In the media

The coming digital shift

Robert Turnbull

By Robert Turnbull

Local Government News

29 March 2023

This article was first published in Local Government News

The Government has committed to upgrading the UK’s current telephone network with digital infrastructure by 2025. Known as the Public Switched Telephone Network (PSTN), it consists of 75 million miles of copper cables and approximately 5,600 local exchanges. This will be replaced, and all landline calls will soon be routed over broadband.

This digital migration will affect over 1.8 million people who rely on Technology Enabled Care (TEC) services to help them stay safe and live independently. They include some of the most vulnerable people living in our communities who depend on the services commissioned or delivered by their local authority.

This creates a substantial challenge for all councils to ensure they minimise the known and unknown risks it creates for vulnerable service users. Additionally, the cost of migrating people from analogue to digital solutions will be significant.

The challenges, the risks and the costs are very real, but as the great Roman Emperor Marcus Aurelius wrote, the obstacle is the way.

Whilst the digital migration can be seen as an obstacle that must be overcome, it is also an opportunity. It offers a once-in-a-generation chance to dramatically change how TEC supports people to live better lives in their own homes through the novel use of digital care technology solutions.

The opportunity principally comes from:

Removing barriers: Digital solutions today can potentially support people’s needs and outcomes in ways that were impossible yesterday. By removing barriers, more people will benefit from TEC than ever before.

Rich, actionable insight: Digital solutions create data that can produce previously unobtainable insight into someone’s health and well-being. Answering meaningful questions from care and health practitioners will help them make more informed and better decisions. Enabling an insight-led approach to social care so that people then receive even more personalised care and support. This requires much more than just data dashboards, beautifully visualised.

Proactive and preventative: New digital solutions enable an insight-led pro-active and preventative approach to social care, that was not possible with analogue solutions. Connecting smart devices so they can capture movement will provide insights into changes in lifestyle and help to identify when support is needed ahead of a crisis. The resulting proactive outreach and helping people to access support in the wider community will help to prevent and slow down the progression of health and care needs.
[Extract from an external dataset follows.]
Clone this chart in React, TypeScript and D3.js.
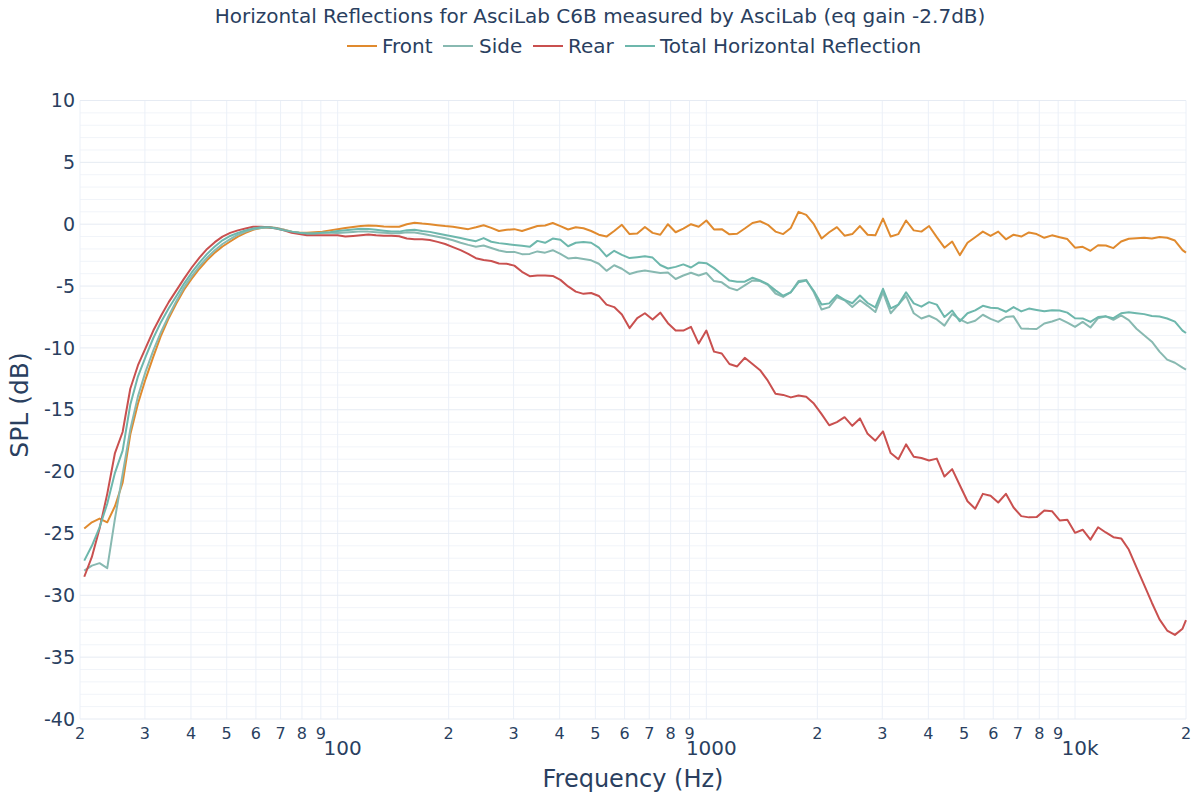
import React from 'react';
import * as d3 from 'd3';

const freqs = [
  20.54, 21.54, 22.6, 23.71, 24.88, 26.1, 27.38, 28.73, 30.14, 31.62, 33.18, 34.81, 36.52, 38.31, 40.19, 42.17, 44.24, 46.42, 48.7, 51.09, 53.6, 56.23, 59.0, 61.9, 64.94, 68.13, 71.48, 74.99, 78.67, 82.54, 86.6, 90.85, 95.32,
  100, 104.9, 110.1, 115.5, 121.2, 127.1, 133.4, 139.9, 146.8, 154.0, 161.6, 169.5, 177.8, 186.6, 195.7, 205.4, 215.4, 226.0, 237.1, 248.8, 261.0, 273.8, 287.3, 301.4, 316.2, 331.8, 348.1, 365.2, 383.1, 401.9, 421.7, 442.4, 464.2, 487.0, 510.9, 536.0, 562.3, 590.0, 619.0, 649.4, 681.3, 714.8, 749.9, 786.7, 825.4, 866.0, 908.5, 953.2,
  1000, 1049, 1101, 1155, 1212, 1271, 1334, 1399, 1468, 1540, 1616, 1695, 1778, 1866, 1957, 2054, 2154, 2260, 2371, 2488, 2610, 2738, 2873, 3014, 3162, 3318, 3481, 3652, 3831, 4019, 4217, 4424, 4642, 4870, 5109, 5360, 5623, 5900, 6190, 6494, 6813, 7148, 7499, 7867, 8254, 8660, 9085, 9532,
  10000, 10490, 11010, 11550, 12120, 12710, 13340, 13990, 14680, 15400, 16160, 16950, 17780, 18660, 19570, 20000,
];

const front = [
  -24.6, -24.1, -23.8, -24.1, -22.8, -20.9, -17.0, -14.5, -12.5, -10.7, -9.0, -7.6, -6.4, -5.3, -4.4, -3.6, -2.9, -2.3, -1.8, -1.4, -1.0, -0.7, -0.45, -0.3, -0.25, -0.3, -0.45, -0.6, -0.7, -0.7, -0.65, -0.6, -0.5,
  -0.4, -0.3, -0.22, -0.15, -0.1, -0.12, -0.18, -0.2, -0.2, 0.0, 0.12, 0.05, 0.0, -0.08, -0.15, -0.2, -0.3, -0.4, -0.25, -0.08, -0.3, -0.55, -0.45, -0.4, -0.55, -0.35, -0.15, -0.1, 0.1, -0.15, -0.43, -0.25, -0.33, -0.55, -0.85, -1.0, -0.55, -0.05, -0.8, -0.75, -0.22, -0.7, -0.85, 0.0, -0.65, -0.35, 0.0, -0.2,
  0.3, -0.42, -0.4, -0.82, -0.77, -0.35, 0.1, 0.24, -0.05, -0.6, -0.8, -0.3, 1.0, 0.75, 0.0, -1.15, -0.65, -0.24, -0.93, -0.8, -0.15, -0.85, -0.9, 0.45, -1.0, -0.8, 0.3, -0.5, -0.6, -0.15, -1.05, -1.9, -1.4, -2.5, -1.5, -1.05, -0.6, -0.95, -0.6, -1.22, -0.85, -1.0, -0.67, -0.8, -1.1, -0.9, -1.05, -1.2,
  -1.9, -1.83, -2.15, -1.7, -1.72, -1.93, -1.4, -1.18, -1.13, -1.1, -1.15, -1.03, -1.1, -1.32, -2.1, -2.3,
];

const side = [
  -28.0, -27.6, -27.4, -27.8, -23.8, -20.2, -16.6, -13.9, -11.9, -10.2, -8.7, -7.4, -6.2, -5.1, -4.2, -3.4, -2.7, -2.1, -1.6, -1.2, -0.85, -0.6, -0.4, -0.3, -0.25, -0.3, -0.45, -0.6, -0.7, -0.75, -0.75, -0.7, -0.7,
  -0.72, -0.68, -0.63, -0.58, -0.6, -0.65, -0.7, -0.74, -0.73, -0.65, -0.67, -0.78, -0.89, -1.02, -1.14, -1.3, -1.5, -1.67, -1.82, -1.72, -1.92, -2.13, -2.24, -2.24, -2.42, -2.4, -2.2, -2.3, -2.1, -2.4, -2.77, -2.72, -2.82, -2.92, -3.2, -3.77, -3.32, -3.6, -4.02, -3.85, -3.75, -3.85, -3.95, -3.9, -4.43, -4.15, -3.92, -4.15,
  -3.95, -4.6, -4.7, -5.15, -5.34, -4.95, -4.55, -4.6, -4.9, -5.6, -5.88, -5.5, -4.6, -4.5, -5.5, -6.9, -6.7, -5.9, -6.15, -6.7, -6.15, -6.6, -7.1, -5.5, -7.2, -6.5, -5.8, -7.2, -7.62, -7.4, -7.7, -8.2, -7.26, -7.7, -8.0, -7.8, -7.32, -7.65, -7.9, -7.5, -7.45, -8.43, -8.46, -8.47, -8.03, -7.87, -7.65, -7.95,
  -8.3, -7.9, -8.35, -7.6, -7.45, -7.73, -7.37, -7.75, -8.45, -8.97, -9.5, -10.3, -10.95, -11.2, -11.6, -11.75,
];

const rear = [
  -28.5, -26.9, -24.6, -21.8, -18.5, -16.8, -13.3, -11.4, -10.0, -8.6, -7.4, -6.3, -5.35, -4.4, -3.5, -2.7, -2.0, -1.45, -1.0, -0.7, -0.5, -0.35, -0.2, -0.2, -0.25, -0.35, -0.5, -0.7, -0.8, -0.9, -0.9, -0.9, -0.9,
  -0.9, -1.0, -0.95, -0.9, -0.84, -0.9, -0.94, -0.94, -0.98, -1.15, -1.21, -1.21, -1.28, -1.43, -1.6, -1.85, -2.1, -2.4, -2.75, -2.9, -2.98, -3.18, -3.2, -3.35, -3.85, -4.2, -4.15, -4.14, -4.18, -4.5, -5.03, -5.45, -5.63, -5.56, -5.8, -6.5, -6.7, -7.3, -8.4, -7.6, -7.2, -7.7, -7.15, -8.0, -8.6, -8.6, -8.3, -9.65,
  -8.6, -10.3, -10.45, -11.3, -11.5, -10.8, -11.3, -11.8, -12.65, -13.7, -13.8, -14.0, -13.85, -13.95, -14.5, -15.35, -16.25, -16.0, -15.6, -16.3, -15.7, -16.95, -17.5, -16.75, -18.5, -19.0, -17.8, -18.8, -18.9, -19.1, -18.95, -20.4, -19.8, -21.1, -22.4, -23.0, -21.8, -21.95, -22.5, -21.8, -22.9, -23.6, -23.7, -23.68, -23.15, -23.2, -23.95, -23.9,
  -24.95, -24.7, -25.5, -24.5, -24.92, -25.3, -25.4, -26.3, -27.75, -29.15, -30.6, -31.95, -32.85, -33.2, -32.7, -32.0,
];

const total = [
  -27.2, -26.0, -24.5, -22.6, -20.1, -18.3, -14.6, -12.3, -10.7, -9.2, -7.9, -6.8, -5.8, -4.8, -3.9, -3.1, -2.4, -1.8, -1.3, -0.95, -0.7, -0.5, -0.35, -0.25, -0.25, -0.35, -0.5, -0.6, -0.7, -0.75, -0.75, -0.7, -0.65,
  -0.55, -0.48, -0.42, -0.36, -0.38, -0.45, -0.52, -0.58, -0.6, -0.48, -0.45, -0.55, -0.62, -0.75, -0.88, -1.0, -1.12, -1.25, -1.37, -1.12, -1.42, -1.53, -1.6, -1.68, -1.75, -1.83, -1.35, -1.5, -1.16, -1.25, -1.78, -1.5, -1.44, -1.5, -1.9, -2.6, -2.15, -2.48, -2.74, -2.67, -2.6, -2.7, -3.3, -3.58, -3.45, -3.25, -3.5, -3.1,
  -3.15, -3.55, -4.05, -4.56, -4.65, -4.65, -4.33, -4.55, -4.85, -5.35, -5.78, -5.5, -4.7, -4.55, -5.4, -6.5, -6.4, -5.73, -6.12, -6.39, -5.76, -6.37, -6.73, -5.22, -6.8, -6.5, -5.5, -6.4, -6.67, -6.3, -6.5, -7.5, -6.98, -7.85, -7.2, -6.97, -6.6, -6.75, -6.8, -7.08, -6.7, -7.05, -6.82, -6.93, -7.03, -6.95, -6.97, -7.15,
  -7.6, -7.62, -7.9, -7.5, -7.45, -7.6, -7.2, -7.12, -7.2, -7.27, -7.42, -7.46, -7.62, -7.88, -8.6, -8.8,
];

const seriesNames = ['Front', 'Side', 'Rear', 'Total Horizontal Reflection'];
const seriesValues = [front, side, rear, total];
const seriesColors = ['#e08a2e', '#88b9b1', '#c9504f', '#6db7ac'];

const yTicks = [10, 5, 0, -5, -10, -15, -20, -25, -30, -35, -40];
const xMinorTicks = [20, 30, 40, 50, 60, 70, 80, 90, 200, 300, 400, 500, 600, 700, 800, 900, 2000, 3000, 4000, 5000, 6000, 7000, 8000, 9000, 20000];
const xMinorLabels = ['2', '3', '4', '5', '6', '7', '8', '9', '2', '3', '4', '5', '6', '7', '8', '9', '2', '3', '4', '5', '6', '7', '8', '9', '2'];
const xMajorTicks = [100, 1000, 10000];
const xMajorLabels = ['100', '1000', '10k'];

const title = 'Horizontal Reflections for AsciLab C6B measured by AsciLab (eq gain -2.7dB)';
const xTitle = 'Frequency (Hz)';
const yTitle = 'SPL (dB)';

const FONT = "'DejaVu Sans', Verdana, sans-serif";
const TEXT = '#2a3f5f';

export default function App() {
  const W = 1200;
  const H = 800;
  const left = 80;
  const right = 1186;
  const top = 100.5;
  const bottom = 719;

  const x = d3.scaleLog().domain([20, 20000]).range([left, right]);
  const y = d3.scaleLinear().domain([-40, 10]).range([bottom, top]);

  const line = d3
    .line<number>()
    .x((_, i) => x(freqs[i]))
    .y((d) => y(d));

  const yMinor = d3.range(-40, 11, 1).filter((v) => v % 5 !== 0);

  const legendLayout = [
    { lx: 347, tx: 382 },
    { lx: 443, tx: 479 },
    { lx: 533, tx: 568 },
    { lx: 625, tx: 660 },
  ];

  return (
    <svg
      width={W}
      height={H}
      style={{ position: 'absolute', left: 0, top: 0, background: '#fff' }}
      fontFamily={FONT}
    >
      <rect x={0} y={0} width={W} height={H} fill="#fff" />
      <defs>
        <clipPath id="plotclip">
          <rect x={left} y={top - 2} width={right - left + 2} height={bottom - top + 4} />
        </clipPath>
      </defs>
      <g>
        {yMinor.map((v) => (
          <line key={'ym' + v} x1={left} x2={right} y1={y(v)} y2={y(v)} stroke="#f1f4f9" strokeWidth={1} />
        ))}
        {xMinorTicks.concat(xMajorTicks).map((v) => (
          <line key={'xg' + v} x1={x(v)} x2={x(v)} y1={top} y2={bottom} stroke="#ebf0f8" strokeWidth={1} />
        ))}
        {yTicks.map((v) => (
          <line key={'yg' + v} x1={left} x2={right} y1={y(v)} y2={y(v)} stroke="#e6ebf3" strokeWidth={1} />
        ))}
      </g>
      <g clipPath="url(#plotclip)">
        {seriesValues.map((vals, i) => (
          <path
            key={seriesNames[i]}
            d={line(vals) || ''}
            fill="none"
            stroke={seriesColors[i]}
            strokeWidth={2}
            strokeLinejoin="round"
          />
        ))}
      </g>
      {yTicks.map((v) => (
        <text key={'yl' + v} x={75} y={y(v)} dy="0.35em" textAnchor="end" fontSize={19} fill={TEXT}>
          {v}
        </text>
      ))}
      {xMinorTicks.map((v, i) => (
        <text key={'xl' + v} x={x(v)} y={739} textAnchor="middle" fontSize={16} fill={TEXT}>
          {xMinorLabels[i]}
        </text>
      ))}
      {xMajorTicks.map((v, i) => (
        <text key={'xM' + v} x={x(v) + 5} y={755} textAnchor="middle" fontSize={20} fill={TEXT}>
          {xMajorLabels[i]}
        </text>
      ))}
      <text x={(left + right) / 2} y={787} textAnchor="middle" fontSize={24} fill={TEXT}>
        {xTitle}
      </text>
      <text
        transform={`translate(28,${405}) rotate(-90)`}
        textAnchor="middle"
        fontSize={25}
        fill={TEXT}
      >
        {yTitle}
      </text>
      <text x={600} y={23} textAnchor="middle" fontSize={20} fill={TEXT}>
        {title}
      </text>
      {seriesNames.map((n, i) => (
        <g key={'lg' + n}>
          <line
            x1={legendLayout[i].lx}
            x2={legendLayout[i].lx + 30}
            y1={46}
            y2={46}
            stroke={seriesColors[i]}
            strokeWidth={2}
          />
          <text x={legendLayout[i].tx} y={46} dy="0.35em" fontSize={20} fill={TEXT}>
            {n}
          </text>
        </g>
      ))}
    </svg>
  );
}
Better quality services: There are a range of operational and service-delivered benefits that digital solutions promise to deliver. For example being able to remotely repair or re-configure digital solutions without the need of a physical visit creates a better experience for the service user. TEC services that embrace and integrate them into their service will support people who use them to improve their safety and independence and enjoy a better experience.

Seizing these opportunities will require a focus on the underpinning principles of successful TEC services.

Technology enables is not change

TEC, on its own, does not deliver change or better service user outcomes. What is needed first is a focus on people, communities and outcomes. TEC should be the last thing you consider, not the first.

This approach allows new digital TEC pathways to be co-designed around desired outcomes and then ensures the technology solution supports it. The co-produced TEC service, as well as involving people who draw on care and support, should include care practitioners so that it fits their ways of working, aligns with a strength-based approach to adult social care, and is accompanied by a programme of culture change and engagement that explains to practitioners the value of new pathways.

Culture change is critical

Successfully mainstreaming digital TEC services requires councils to embed their approach to TEC, so it becomes a genuine part of the first offer in adult social care. Sustaining this cultural change is achieved when care practitioners confidently advocate for TEC within care packages because they believe it enables people to live the lives they want.

Running the odd optional training course and publicising a few examples where TEC has delivered positive outcomes is not enough to permanently change the behaviour of care practitioners. A coordinated and sustained change programme is required, ideally as part of a wider transformation programme that gives due weight to training and engagement and then actively supports care practitioners to work in the desired new ways.

Who benefits?

Against a backdrop of intensifying pressure on adult social care budgets, the need for councils to make decisions based on a clear, evidenced, and accurate financial case is growing. This is certainly the case for TEC services.

The digital migration is creating significant unplanned costs for councils. A recent Local Government Association study showed that over 50% of all councils neither understand the financial impact of digital migration nor have funding in place to deal with it. Investing in additional digital TEC pathways will add to that cost so councils need to be able to measure the financial benefits accurately.

Some councils, such as Hampshire County Council (HCC), have led the way in this work. By continually finding new, often digital, ways to support people to live better lives with TEC, HCC has realised a net financial benefit of over £19m in the last eight years, successfully using the technology to reduce, avoid and delay other traditional care and support.

This is just one example of how TEC services can achieve savings through better demand management and lower ongoing costs of care and support services.

The Local Government Information Unit recently reported that more than half of councils are planning to cut spending on services. The costs and risks created by the digital migration don’t need to be a further cost pressure. This obstacle is creating opportunities to ease pressure on strained budgets. The evidence of the impact of TEC has been building for years, and councils that get this right are seeing a return on their investment well within the first 12 months.